The approach forward must be one which stresses apprenticeships and self-study, along with guidance of mentors.  Most of the knowledge industries can be managed in this way.  However for this to work people must grow up around tools.  Increasing access to tools and facilities is thus the primary work that must be done.

Friday, March 15, 2013

An alternative to Liberalism, part 1, post 1: Introduction and some Definitions

This is in part a critique of OzConservative's insightful critique of liberalism and in part an expansion.  My critique is somewhat nuanced, and is not necessarily a refutation of what he says.  In many ways I go beyond the piece I am replying to, while in others I may not go as far.

My overall thesis is that liberal philosophy is built on two fundamental pillars, autonomy theory and technocracy.  Autonomy theory confuses descriptive truths about human existence with prescriptive recommendations, and thus effects a bit of a slight of hand.  The real problem though is when this is combined with technocracy, namely the idea that social progress approximates technological progress and therefore we can invent our way out of problems.  These twin ideas form the heart and soul of liberalism, and they can be shown to be as sexist, for example, as anything that has come before.

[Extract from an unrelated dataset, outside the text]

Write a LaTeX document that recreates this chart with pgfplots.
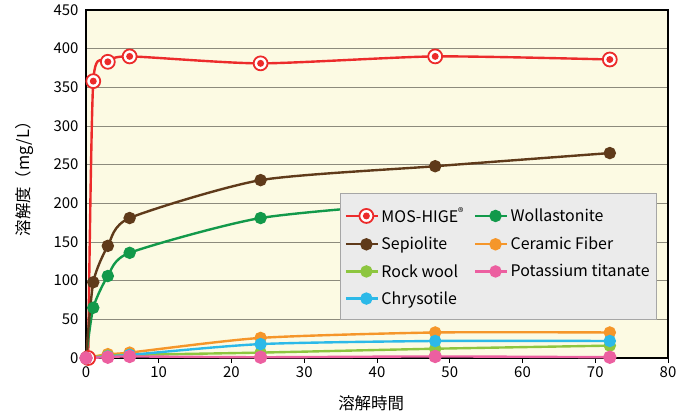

Finally I will try to offer something of an alternative.  It is worth noting that this is not the only alternative, and it will be drawn from pagan traditions both in the Classical world and Northern Europe.  In this regard this places me much closer to the Catholic and Orthodox thinkers I know than to the Protestant ones I know.   The major difference is that in rejecting Christianity and other internationalist religions, I am free to reject the idea of a single world authority.

But before we begin it is important to be clear about the nature of social constructs.  Liberals often call things "social constructs" to dispute their binding nature.   Social constructs however can be quite binding.  For example, there is no innate difference between a twenty dollar bill and a five dollar bill.  They are printed with different designs.  The relative value is socially constructed.  We are not really free, however, to just decide that five dollar bills are worth fifteen times what a twenty dollar bill is.  Moreover the entire liberal economic system would collapse if social constructs were done away with.  Money, for example, couldn't exist.  Many social constructs are thus built on social imperatives and so we can't do without them.

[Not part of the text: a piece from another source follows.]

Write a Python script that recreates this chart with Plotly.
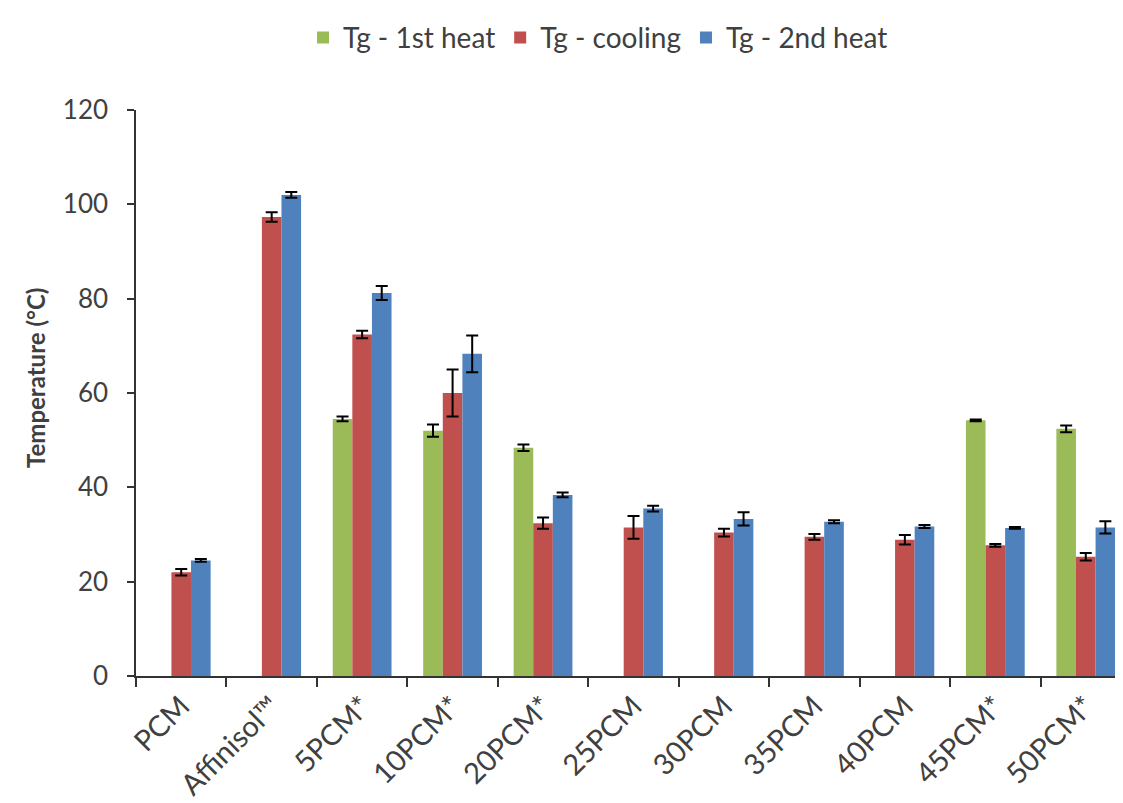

In part two I will discuss autonomy theory, and an alternative based on Greek and Norse paganism.  My thesis here is that humans are necessarily self-authors, but working in a context defined by culture and validated by others.  This context provides  subtext as well and it suggests a very different way to think about identity, that we should identify with our works and actions rather than with our emotions or thoughts.  Viewed from this way, self-authorship is a fact of life and can neither be enhanced nor repressed, and the disagreement with modern liberal thought is one of quality vs quantity.  Where modern liberal thought tends to seek to expand the scope of self-authorship, a very different, and more traditional approach is to expand the ownership of works within a domain.

In part three, I will discuss technocracy, and alternatives to this approach as well.  Technocracy will be dissected regarding the actual, measurable harms that it causes, particularly in medicine, and will be discussed in terms of corporate and political machinery as well.  An alternative will be provided which will look at social systems not as machines but as organic systems.  In passing a more traditional alternative will also be discussed, namely the tendency to anthropomorphize everything (in this view the natural world is like a person, as is the state, the family, the war-band, etc), and the idea that this may not be such a bad thing.

In part four, I will take issue with the basic historical narrative offered by liberalism, and look at two very specific examples of cases where the facts don't meet the narrative, namely women's position in ancient Athens and the reformation in Europe.